The top-down style of the old sage thrived and continues to thrive in the elearning world where the learners cannot talk back because there is no one to talk back to, except the computer terminal. This is a double-edged sword because while the sage unencumbered by learners interrupting his dissertation, he does not have the feedback loop that lets him know when he might have failed to offer salient information.

This may have been acceptable for the past 20 years because the workforce he was addressing was unaccustomed to two-way communication on the computer screen. But a generation that has been raised with computers linked by the Internet, cellular telephones equipped with instant messaging, and sophisticated gaming consoles are entering the workforce and I don't believe they will stand for this. They will want and create electronic networks and the corporate world will need to grasp and get out in front of this. Stephen Downes in his article, eLearning 2.0, for eLearn Magazine, writes:

One trend that has captured the attention of numerous pundits is the changing nature of Internet users themselves. Sometimes called "digital natives" and sometimes called "n-gen," these new users approach work, learning and play in new ways [2].

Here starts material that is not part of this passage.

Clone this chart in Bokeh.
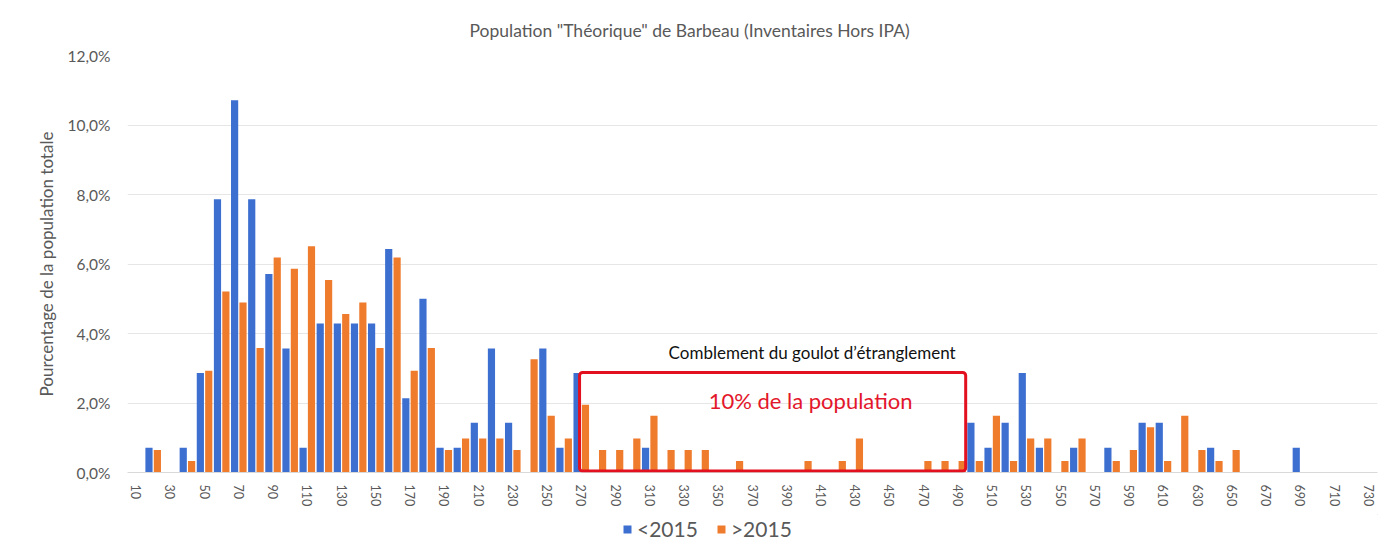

They absorb information quickly, in images and video as well as text, from multiple sources simultaneously. They operate at "twitch speed," expecting instant responses and feedback. They prefer random "on-demand" access to media, expect to be in constant communication with their friends (who may be next door or around the world), and they are as likely to create their own media (or download someone else's) as to purchase a book or a CD [3].
This is the world my industry and corporations everywhere need to join. We don't necessarily need to retire the sage-on-the-stage, but we do need to give him new responsibilities, duties that require him to appear at a moment's notice in a variety of venues. This new world is what I wish to explore.

Entering Web 2.0

Testing the capabilities of my blogger site.